Another approach tries to redefine 'secularism' itself. In the United States, 'secularism' implies a wall of separation between church and state. This is a strict separation. Meanwhile, "Indian secularism" describes only a 'principled distance' or a 'celebratory neutrality.'
But as Acevedo would argue, a flexible wall that leaks like a sieve is not really a wall at all. Indeed, she has convincingly argued (in my opinion) that we can't get out of this dissonance by calling it 'Indian secularism'. We may celebrate religious diversity, we might not establish a state religion, and there might be formal equality between religious groups.

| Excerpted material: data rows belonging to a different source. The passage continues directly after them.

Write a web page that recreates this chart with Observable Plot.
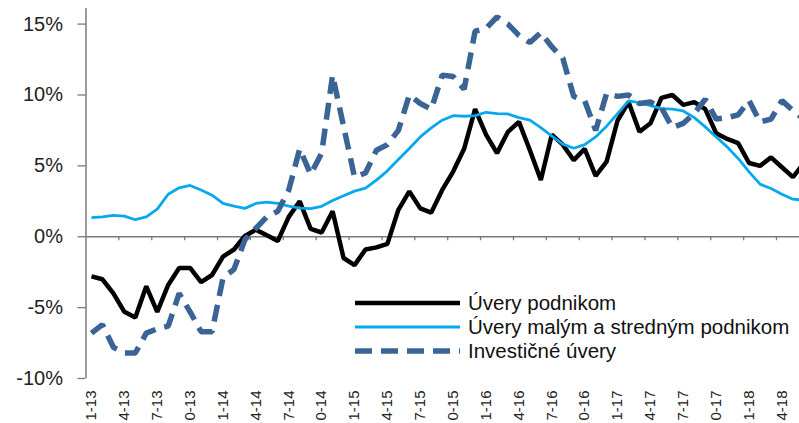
<!DOCTYPE html>
<html><head><meta charset="utf-8">
<script src="https://cdn.jsdelivr.net/npm/d3@7"></script>
<script src="https://cdn.jsdelivr.net/npm/@observablehq/plot@0.6"></script>
<style>
body{margin:0;background:#fff;font-family:"Liberation Sans",Arial,sans-serif;}
#wrap{position:relative;width:799px;height:423px;overflow:hidden;background:#fff}
#legend{position:absolute;left:355px;top:291px;font-size:20.5px;color:#111;line-height:24px}
.item{display:flex;align-items:center;height:24px;white-space:nowrap}
.item svg{margin-right:8px;flex:none}
</style></head><body>
<div id="wrap"><div id="chart"></div><div id="legend"></div></div>
<script>
// Tick labels every 3 months starting Jan 2013 (as shown in the source)
const tickLabels = ["1-13","4-13","7-13","0-13","1-14","4-14","7-14","0-14","1-15","4-15","7-15","0-15","1-16","4-16","7-16","0-16","1-17","4-17","7-17","0-17","1-18","4-18"];
const yTicks = [-10,-5,0,5,10,15];
const seriesNames = ["Úvery podnikom","Úvery malým a stredným podnikom","Investičné úvery"];
// monthly y/y growth, %, Jan 2013 - Jun 2018
const uveryPodnikom = [-2.8,-3.0,-4.0,-5.3,-5.7,-3.5,-5.3,-3.4,-2.2,-2.2,-3.2,-2.7,
  -1.4,-0.9,0.05,0.5,0.1,-0.3,1.4,2.5,0.55,0.3,1.8,-1.5,
  -2.0,-0.9,-0.75,-0.5,1.9,3.2,2.0,1.7,3.3,4.6,6.2,9.0,
  7.2,5.9,7.4,8.1,6.1,4.0,7.2,6.5,5.4,6.2,4.3,5.3,
  8.2,9.5,7.4,8.0,9.8,10.0,9.3,9.5,9.0,7.3,6.9,6.6,
  5.2,5.0,5.6,4.9,4.2,5.2];
const uveryMSP = [1.35,1.4,1.5,1.45,1.2,1.4,1.95,3.0,3.45,3.62,3.3,2.93,
  2.35,2.16,2.0,2.35,2.44,2.35,2.16,2.02,1.98,2.15,2.56,2.89,
  3.22,3.43,3.99,4.65,5.45,6.22,7.04,7.68,8.22,8.54,8.5,8.54,
  8.78,8.69,8.66,8.4,8.22,7.7,7.1,6.53,6.24,6.5,7.04,7.8,
  8.69,9.58,9.46,9.25,9.04,9.0,8.87,8.4,7.75,7.04,6.34,5.52,
  4.58,3.71,3.4,3.0,2.65,2.58];
const investicne = [-6.8,-6.2,-7.8,-8.2,-8.2,-6.8,-6.5,-6.3,-4.0,-5.3,-6.7,-6.7,
  -2.9,-2.3,-0.2,0.6,1.4,1.8,3.3,6.2,4.4,5.9,11.4,7.8,
  4.2,4.5,6.1,6.5,7.5,10.0,9.4,9.0,11.4,11.3,10.4,14.5,
  14.7,15.5,15.0,14.2,13.7,14.4,13.4,12.6,9.9,9.6,7.5,10.1,
  9.9,10.0,9.4,9.5,9.1,7.7,8.0,8.7,9.7,8.3,8.4,8.6,
  9.6,8.1,8.3,9.6,8.9,8.3];

const colors = ["#000000","#08a8ee","#3a6496"];
const widths = [4.5,2.8,5.5];
const dashes = [null,null,"17,9"];
const allSeries = [uveryPodnikom, uveryMSP, investicne];

const data = allSeries.flatMap((arr, s) => arr.map((v, m) => ({m, v, s: seriesNames[s]})));
const labelPos = tickLabels.map((_, i) => i * 3);
const tickPos = d3.range(-0.5, uveryPodnikom.length, 3).slice(1);

const lineMarks = seriesNames.map((name, s) =>
  Plot.line(data.filter(d => d.s === name), {
    x: "m", y: "v", stroke: colors[s], strokeWidth: widths[s],
    strokeDasharray: dashes[s] || undefined, strokeLinejoin: "miter", strokeLinecap: "butt"
  })
);

const chart = Plot.plot({
  width: 799, height: 423,
  marginLeft: 85.5, marginRight: 0, marginTop: 8, marginBottom: 45,
  x: {domain: [-0.5, 64.6], label: null},
  y: {domain: [-10, 16.1], label: null},
  style: {fontFamily: '"Liberation Sans", Arial, sans-serif', background: "#fff", color: "#222"},
  marks: [
    Plot.ruleY([0], {stroke: "#7a7a7a", strokeWidth: 1.3}),
    Plot.ruleX(tickPos, {x: d => d, y1: 0, y2: 0, insetBottom: -4, stroke: "#7a7a7a", strokeWidth: 1.3}),
    Plot.ruleX([-0.5], {stroke: "#7a7a7a", strokeWidth: 1.5}),
    Plot.axisY({ticks: yTicks, tickFormat: d => `${d}%`, tickSize: 8, tickPadding: 15, label: null,
      fontSize: 20, stroke: "#7a7a7a", fill: "#222", strokeWidth: 1.3}),
    Plot.axisX({ticks: labelPos, tickFormat: d => tickLabels[d / 3], tickSize: 0, tickPadding: 12,
      tickRotate: -90, fontSize: 15, fill: "#222", label: null}),
    ...lineMarks
  ]
});
document.getElementById("chart").appendChild(chart);

const legend = d3.select("#legend");
seriesNames.forEach((name, s) => {
  const item = legend.append("div").attr("class", "item");
  const svg = item.append("svg").attr("width", 105).attr("height", 12);
  svg.append("line").attr("x1", 0).attr("x2", 105).attr("y1", 6).attr("y2", 6)
    .attr("stroke", colors[s]).attr("stroke-width", widths[s])
    .attr("stroke-dasharray", dashes[s]);
  item.append("span").text(name);
});
</script>
</body></html>
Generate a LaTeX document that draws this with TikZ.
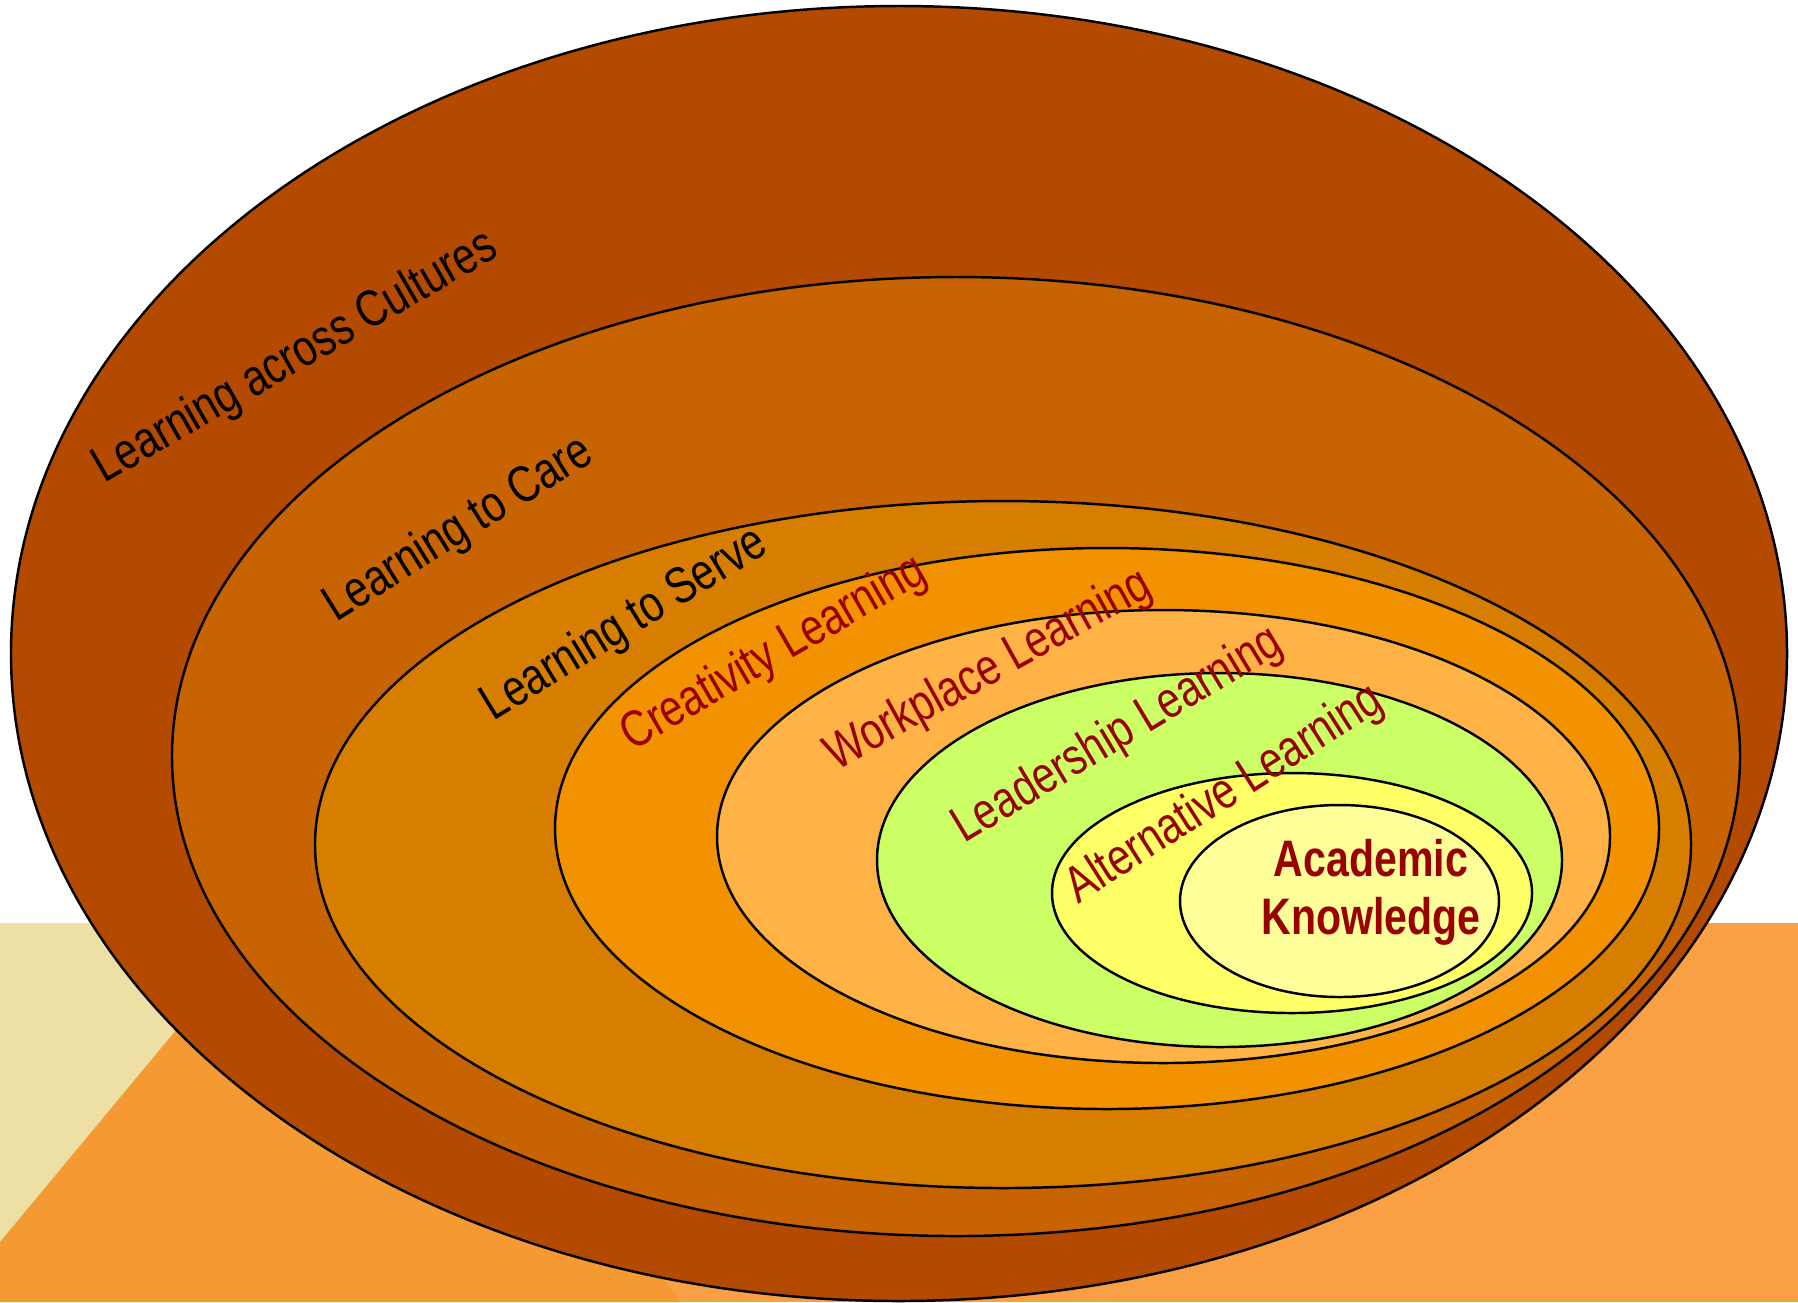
\documentclass[tikz,border=0pt]{standalone}
\usepackage{fontspec}
\newfontfamily\labelfont{Liberation Sans}[FakeStretch=0.8]
\usepackage{tikz}
\definecolor{sand}{HTML}{EEE0A4}
\definecolor{peach}{HTML}{F9A045}
\definecolor{tangerine}{HTML}{F59A33}
\definecolor{rustA}{HTML}{B34A00}
\definecolor{rustB}{HTML}{C76300}
\definecolor{rustC}{HTML}{D77E00}
\definecolor{amber}{HTML}{F39200}
\definecolor{apricot}{HTML}{FFB347}
\definecolor{lime}{HTML}{CCFF66}
\definecolor{lemon}{HTML}{FFFF66}
\definecolor{cream}{HTML}{FFFF99}
\definecolor{maroon}{HTML}{990000}
\tikzset
{
    ring/.style       = {draw=black, line width=0.7pt},
    ringlabel/.style  = {font=\labelfont\fontsize{14.6}{17}\selectfont, inner sep=0pt},
    corelabel/.style  = {font=\labelfont\bfseries\fontsize{14.6}{16.4}\selectfont, align=center, text=maroon, inner sep=0pt}
}

\begin{document}
\begin{tikzpicture}[x=0.01cm, y=-0.01cm]
	\useasboundingbox (0,0) rectangle (1798,1302);
	% floor behind the rings
	\fill[white] (0,0) rectangle (1798,1302);
	\fill[sand] (0,923) rectangle (411,1302);
	\fill[peach] (411,923) rectangle (1798,1302);
	\fill[tangerine] (0,1242) -- (265,923) -- (411,923) -- (680,1302) -- (0,1302) -- cycle;
	% rings, outside in
	\draw[ring, fill=rustA]   (899,653.5)  ellipse [x radius=888, y radius=647.5];
	\draw[ring, fill=rustB]   (956,756.5)  ellipse [x radius=784, y radius=479.5];
	\draw[ring, fill=rustC]   (1003,844.5) ellipse [x radius=688, y radius=343.5];
	\draw[ring, fill=amber]   (1107,828.5) ellipse [x radius=552, y radius=280.5];
	\draw[ring, fill=apricot] (1163.5,836.5) ellipse [x radius=446.5, y radius=226.5];
	\draw[ring, fill=lime]    (1219.5,860) ellipse [x radius=342.5, y radius=187];
	\draw[ring, fill=lemon]   (1292,893)   ellipse [x radius=240, y radius=120];
	\draw[ring, fill=cream]   (1339.5,901) ellipse [x radius=159.5, y radius=96];
	% labels
	\node[ringlabel, rotate=30]              (cultures)    at (296,358) {Learning across Cultures};
	\node[ringlabel, rotate=32]              (care)        at (459,530) {Learning to Care};
	\node[ringlabel, rotate=31.5]            (serve)       at (625,625) {Learning to Serve};
	\node[ringlabel, rotate=30, text=maroon] (creativity)  at (774,654) {Creativity Learning};
	\node[ringlabel, rotate=29, text=maroon] (workplace)   at (989,671) {Workplace Learning};
	\node[ringlabel, rotate=31, text=maroon] (leadership)  at (1118,736) {Leadership Learning};
	\node[ringlabel, rotate=32.5, text=maroon] (alternative) at (1225,795) {Alternative Learning};
	\node[corelabel]                         (academic)    at (1371,892) {Academic\\Knowledge};
\end{tikzpicture}
\end{document}
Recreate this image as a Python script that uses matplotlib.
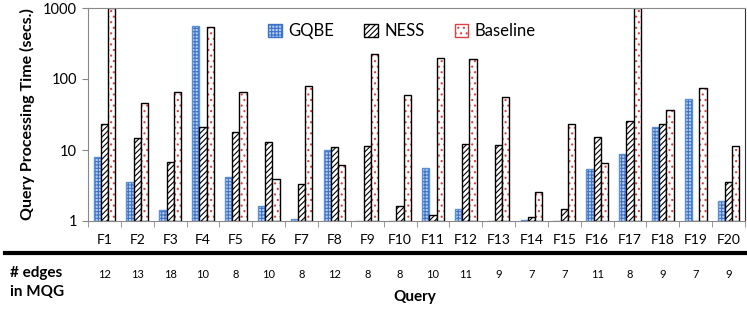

But if words are to mean anything, we cannot call a system of state-funded religious institutions 'secular.'
Instead, Acevedo would try to reconcile two things: "that the Indian state protects religious freedom and that it actively seeks to regulate and reform religion." She says we can do this "if we let go of the idea that the purpose of constitutional law is to construct and maintain one particular theory of the state." She goes on to argue that "the Indian Constitution encourages a dynamic equilibrium between these two visions [militant, acquiescent] of state--society relations."
For whatever it's worth, I think Acevedo is correct and that she offers the fullest account of the relationship between religion and the state in India. She sees no contradiction in Article 25's central promise of religious freedom being followed by the reform clause. This is how the framers set it up. The Indian constitution, she has argued, was never intended to be secular in the traditional sense of the word. That's a feature, not a bug.